With warm waters and low wind shear ahead of it, Gonzalo is likely to continue strengthening. As of 11pm Monday night, maximum sustained winds were 85mph with a minimum central pressure of 984mb and the storm was moving to the NW at 12mph. Hurricane warnings were up for the British Virgin Islands, St. Martin, and Anguilla, with Tropical Storm Warnings active for Puerto Rico and the US Virgin Islands among others.


The storm is expected to begin to curve more to the north and eventually the north-northeast over the next few days. With those warm waters and low wind shear though, it is forecasted to become a major hurricane by Wednesday and will be on a path very close to Bermuda by the end of the week. Interests in that area should pay close attention to any changes in the storm’s intensity and track.

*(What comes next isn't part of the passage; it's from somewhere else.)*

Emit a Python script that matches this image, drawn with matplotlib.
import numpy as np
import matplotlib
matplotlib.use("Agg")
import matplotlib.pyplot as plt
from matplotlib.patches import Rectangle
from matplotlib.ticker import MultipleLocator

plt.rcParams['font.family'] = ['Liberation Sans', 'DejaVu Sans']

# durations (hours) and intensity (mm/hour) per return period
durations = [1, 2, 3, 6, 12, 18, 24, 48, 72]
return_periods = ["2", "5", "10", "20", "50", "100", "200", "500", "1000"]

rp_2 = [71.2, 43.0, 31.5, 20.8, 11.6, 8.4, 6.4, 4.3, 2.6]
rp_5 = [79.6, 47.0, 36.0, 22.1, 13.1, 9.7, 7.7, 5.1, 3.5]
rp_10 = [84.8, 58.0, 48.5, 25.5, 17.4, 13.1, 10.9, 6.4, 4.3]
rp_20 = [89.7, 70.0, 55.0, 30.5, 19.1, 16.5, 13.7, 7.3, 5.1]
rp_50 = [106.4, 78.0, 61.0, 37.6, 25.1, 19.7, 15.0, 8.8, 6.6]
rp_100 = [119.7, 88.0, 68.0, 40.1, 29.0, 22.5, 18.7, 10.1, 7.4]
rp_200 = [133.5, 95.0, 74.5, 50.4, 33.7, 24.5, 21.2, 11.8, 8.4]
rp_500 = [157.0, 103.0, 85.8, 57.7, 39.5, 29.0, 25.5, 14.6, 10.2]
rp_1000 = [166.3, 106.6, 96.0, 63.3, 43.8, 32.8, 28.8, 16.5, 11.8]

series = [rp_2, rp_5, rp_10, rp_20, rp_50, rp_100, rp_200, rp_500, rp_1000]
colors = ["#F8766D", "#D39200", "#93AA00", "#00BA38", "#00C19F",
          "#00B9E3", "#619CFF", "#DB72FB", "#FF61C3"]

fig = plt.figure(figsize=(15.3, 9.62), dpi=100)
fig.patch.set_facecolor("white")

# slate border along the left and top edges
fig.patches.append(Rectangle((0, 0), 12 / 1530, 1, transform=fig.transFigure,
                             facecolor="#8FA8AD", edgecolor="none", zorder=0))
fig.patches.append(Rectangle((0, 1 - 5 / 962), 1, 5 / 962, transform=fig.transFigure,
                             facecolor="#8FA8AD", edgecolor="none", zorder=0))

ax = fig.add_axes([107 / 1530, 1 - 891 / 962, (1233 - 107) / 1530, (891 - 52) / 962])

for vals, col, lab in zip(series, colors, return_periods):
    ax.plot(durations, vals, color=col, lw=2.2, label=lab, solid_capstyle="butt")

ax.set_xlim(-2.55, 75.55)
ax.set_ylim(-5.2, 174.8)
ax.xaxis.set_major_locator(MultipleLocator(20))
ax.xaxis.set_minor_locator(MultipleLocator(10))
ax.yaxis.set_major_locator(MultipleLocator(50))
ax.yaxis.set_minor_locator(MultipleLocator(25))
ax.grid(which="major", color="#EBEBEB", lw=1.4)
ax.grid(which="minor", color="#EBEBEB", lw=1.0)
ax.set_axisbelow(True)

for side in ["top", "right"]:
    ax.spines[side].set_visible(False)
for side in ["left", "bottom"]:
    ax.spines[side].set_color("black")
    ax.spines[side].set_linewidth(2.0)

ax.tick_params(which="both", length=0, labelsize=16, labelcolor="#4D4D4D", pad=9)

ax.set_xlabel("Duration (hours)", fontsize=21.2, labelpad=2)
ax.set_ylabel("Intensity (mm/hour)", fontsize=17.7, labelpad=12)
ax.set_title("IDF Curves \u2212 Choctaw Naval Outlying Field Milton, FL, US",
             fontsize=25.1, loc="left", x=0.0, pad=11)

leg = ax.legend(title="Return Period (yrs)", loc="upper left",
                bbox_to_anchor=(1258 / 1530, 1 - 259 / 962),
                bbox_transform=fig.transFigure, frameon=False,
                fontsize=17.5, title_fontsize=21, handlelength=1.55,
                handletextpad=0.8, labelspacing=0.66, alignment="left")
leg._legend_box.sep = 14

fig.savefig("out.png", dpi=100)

Gonzalo isn’t the only storm we’re concerned about. In the Central Pacific, Tropical Storm Ana has formed southeast of Hawaii. The forecast calls for Ana to become a hurricane in the coming days, and take a dangerously close track toward the Big Island, which was already hit by a tropical storm earlier in the season. We’ll have to continue to watch Ana closely in the coming days.

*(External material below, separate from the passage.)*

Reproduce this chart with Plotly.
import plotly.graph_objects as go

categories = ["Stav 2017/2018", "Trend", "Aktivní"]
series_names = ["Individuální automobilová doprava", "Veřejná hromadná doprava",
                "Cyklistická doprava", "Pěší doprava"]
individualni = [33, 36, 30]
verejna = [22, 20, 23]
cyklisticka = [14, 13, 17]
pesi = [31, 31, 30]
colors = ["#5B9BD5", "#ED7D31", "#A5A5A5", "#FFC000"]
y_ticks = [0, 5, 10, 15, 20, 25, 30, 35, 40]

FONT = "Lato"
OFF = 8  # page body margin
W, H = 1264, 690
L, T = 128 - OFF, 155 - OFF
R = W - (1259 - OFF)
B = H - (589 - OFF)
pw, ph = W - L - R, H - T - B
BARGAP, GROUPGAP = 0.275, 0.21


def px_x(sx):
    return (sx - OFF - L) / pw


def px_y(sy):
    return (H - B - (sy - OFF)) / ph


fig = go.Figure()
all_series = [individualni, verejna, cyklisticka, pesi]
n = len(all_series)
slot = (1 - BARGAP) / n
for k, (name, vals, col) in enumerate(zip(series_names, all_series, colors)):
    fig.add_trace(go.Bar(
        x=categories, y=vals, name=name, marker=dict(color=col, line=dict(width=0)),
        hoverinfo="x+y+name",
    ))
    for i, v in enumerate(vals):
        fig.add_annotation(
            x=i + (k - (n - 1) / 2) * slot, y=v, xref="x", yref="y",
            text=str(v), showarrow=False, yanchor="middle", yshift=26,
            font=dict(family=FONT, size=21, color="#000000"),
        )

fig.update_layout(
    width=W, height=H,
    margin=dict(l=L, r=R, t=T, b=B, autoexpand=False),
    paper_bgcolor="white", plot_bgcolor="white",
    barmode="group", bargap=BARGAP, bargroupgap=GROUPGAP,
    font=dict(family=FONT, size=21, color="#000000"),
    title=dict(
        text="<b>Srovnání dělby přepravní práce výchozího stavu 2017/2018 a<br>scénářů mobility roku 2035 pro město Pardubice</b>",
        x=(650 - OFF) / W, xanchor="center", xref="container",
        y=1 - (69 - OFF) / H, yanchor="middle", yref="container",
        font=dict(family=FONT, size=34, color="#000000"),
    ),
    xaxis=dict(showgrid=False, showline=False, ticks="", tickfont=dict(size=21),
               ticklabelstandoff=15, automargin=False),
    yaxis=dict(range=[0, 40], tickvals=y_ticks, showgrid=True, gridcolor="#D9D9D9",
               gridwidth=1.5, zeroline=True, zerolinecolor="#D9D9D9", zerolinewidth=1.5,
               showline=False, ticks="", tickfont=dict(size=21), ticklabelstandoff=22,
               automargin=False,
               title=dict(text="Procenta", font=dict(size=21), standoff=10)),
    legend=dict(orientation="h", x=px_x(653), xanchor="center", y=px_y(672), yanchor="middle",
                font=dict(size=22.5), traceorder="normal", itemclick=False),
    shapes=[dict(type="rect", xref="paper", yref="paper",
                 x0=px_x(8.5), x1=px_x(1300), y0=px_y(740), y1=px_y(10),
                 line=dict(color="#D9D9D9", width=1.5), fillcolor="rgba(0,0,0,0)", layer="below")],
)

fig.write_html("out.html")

Fay Becomes Hurricane Before Weakening; Gonzalo Forms and Threatens Puerto Rico

Fay became the fifth hurricane of the 2014 Atlantic Hurricane Season on Sunday as it brushed by Bermuda. The storm was picking up speed as of Sunday night and weakened by 11pm to a tropical storm with winds of 65mph. It is moving to the ENE at 25 mph and will continue out into the open Atlantic before being absorbed by a frontal system by Monday afternoon.

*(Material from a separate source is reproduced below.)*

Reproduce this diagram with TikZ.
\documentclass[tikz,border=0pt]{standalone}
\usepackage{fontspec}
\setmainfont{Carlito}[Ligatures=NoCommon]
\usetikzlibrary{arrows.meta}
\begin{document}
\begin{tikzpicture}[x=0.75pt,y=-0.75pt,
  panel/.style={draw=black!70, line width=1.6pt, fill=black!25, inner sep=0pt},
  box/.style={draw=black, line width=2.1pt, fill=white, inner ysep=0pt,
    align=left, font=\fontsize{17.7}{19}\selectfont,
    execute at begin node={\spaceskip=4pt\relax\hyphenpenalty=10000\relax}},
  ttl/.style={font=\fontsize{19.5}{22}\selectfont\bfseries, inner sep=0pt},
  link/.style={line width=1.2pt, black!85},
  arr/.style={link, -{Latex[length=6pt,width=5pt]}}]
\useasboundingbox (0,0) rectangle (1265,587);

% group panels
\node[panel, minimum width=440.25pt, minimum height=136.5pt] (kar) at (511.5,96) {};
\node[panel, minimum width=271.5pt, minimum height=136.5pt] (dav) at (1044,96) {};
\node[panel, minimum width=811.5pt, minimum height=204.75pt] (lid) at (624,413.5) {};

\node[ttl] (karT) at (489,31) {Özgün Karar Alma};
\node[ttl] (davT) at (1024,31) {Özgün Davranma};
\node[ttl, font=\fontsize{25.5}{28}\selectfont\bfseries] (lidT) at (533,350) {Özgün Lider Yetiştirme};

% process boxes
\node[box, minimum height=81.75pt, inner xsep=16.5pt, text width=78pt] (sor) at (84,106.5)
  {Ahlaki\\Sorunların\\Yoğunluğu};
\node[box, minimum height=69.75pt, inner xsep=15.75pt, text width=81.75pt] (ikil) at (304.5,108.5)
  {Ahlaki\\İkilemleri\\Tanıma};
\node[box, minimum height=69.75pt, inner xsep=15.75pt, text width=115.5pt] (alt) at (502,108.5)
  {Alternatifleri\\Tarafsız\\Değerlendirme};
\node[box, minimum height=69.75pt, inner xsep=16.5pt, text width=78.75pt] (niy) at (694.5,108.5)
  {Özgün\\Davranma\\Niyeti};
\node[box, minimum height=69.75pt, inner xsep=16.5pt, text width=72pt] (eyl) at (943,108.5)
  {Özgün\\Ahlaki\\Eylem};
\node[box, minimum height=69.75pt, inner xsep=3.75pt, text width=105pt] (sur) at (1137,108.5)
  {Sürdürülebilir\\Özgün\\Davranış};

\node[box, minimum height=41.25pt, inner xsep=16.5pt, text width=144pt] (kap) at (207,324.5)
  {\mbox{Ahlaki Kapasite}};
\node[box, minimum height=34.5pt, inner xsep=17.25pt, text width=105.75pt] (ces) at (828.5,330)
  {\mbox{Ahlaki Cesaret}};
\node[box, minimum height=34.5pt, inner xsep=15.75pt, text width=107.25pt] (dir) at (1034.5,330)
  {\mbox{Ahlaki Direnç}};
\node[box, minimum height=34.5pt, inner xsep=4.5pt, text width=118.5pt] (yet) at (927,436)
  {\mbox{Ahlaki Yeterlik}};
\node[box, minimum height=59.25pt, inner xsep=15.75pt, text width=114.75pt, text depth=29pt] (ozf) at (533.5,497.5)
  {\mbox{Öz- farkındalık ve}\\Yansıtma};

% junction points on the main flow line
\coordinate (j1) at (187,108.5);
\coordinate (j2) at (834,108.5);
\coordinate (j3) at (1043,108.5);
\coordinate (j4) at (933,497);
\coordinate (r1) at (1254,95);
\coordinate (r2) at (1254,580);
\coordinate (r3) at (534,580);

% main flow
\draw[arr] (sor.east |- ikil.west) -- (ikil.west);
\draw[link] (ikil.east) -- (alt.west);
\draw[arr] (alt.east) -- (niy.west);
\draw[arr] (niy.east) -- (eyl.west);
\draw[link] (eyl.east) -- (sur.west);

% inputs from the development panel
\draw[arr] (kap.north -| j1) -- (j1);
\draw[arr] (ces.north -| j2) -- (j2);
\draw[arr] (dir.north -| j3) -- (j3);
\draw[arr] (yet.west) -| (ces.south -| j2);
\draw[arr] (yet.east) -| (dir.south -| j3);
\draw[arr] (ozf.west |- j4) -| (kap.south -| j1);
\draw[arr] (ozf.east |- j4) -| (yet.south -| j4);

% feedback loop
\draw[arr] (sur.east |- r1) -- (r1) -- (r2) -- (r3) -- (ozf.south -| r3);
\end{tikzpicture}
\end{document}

Meanwhile, in the eastern Caribbean, Invest 90L has become the 7th named storm of the season, Tropical Storm Gonzalo. The storm exhibits some low-level circulation and thunderstorm activity around a primitive eye feature and continues to become more and more impressive looking Sunday night. The location of the storm as of Sunday night was less than 100 miles east of the Lesser Antilles and its movement was to the west at about 12 mph.

Enhanced Satellite

Gonzalo is expected to strengthen over the coming days due to favorable environmental conditions. Sea surface temperatures are generally in the mid 80s, which are 0.5°-1.5° above average for this time of the year. Meanwhile, wind shear is expected to remain fairly low in the vicinity of Gonzalo through the middle of the week.

SST Anomalies

GFS Wind Shear

With these environmental conditions in place, Gonzalo will likely become a hurricane in the coming days. However, the intensity beyond that is still up in the air, with some models intensifying the storm much more than others. The official NHC forecast calls for Gonzalo to become a strong category 2 hurricane by Wednesday or Thursday. As far as the track goes, most of the models are in fairly good agreement that Gonzalo will continue off to the west before a frontal system lifts it north and eventually northeast for the middle of the week (timing differences do exist). Along that path, Gonzalo will impact the northern Lesser Antilles, Virgin Islands, and Puerto Rico. Therefore, Tropical Storm Warnings are up in those areas, with a Hurricane Watch up for the US and British Virgin Islands and Puerto Rico. Interests in those areas should heed warning and pay close attention to any changing details in the forecast over the next 24 hours.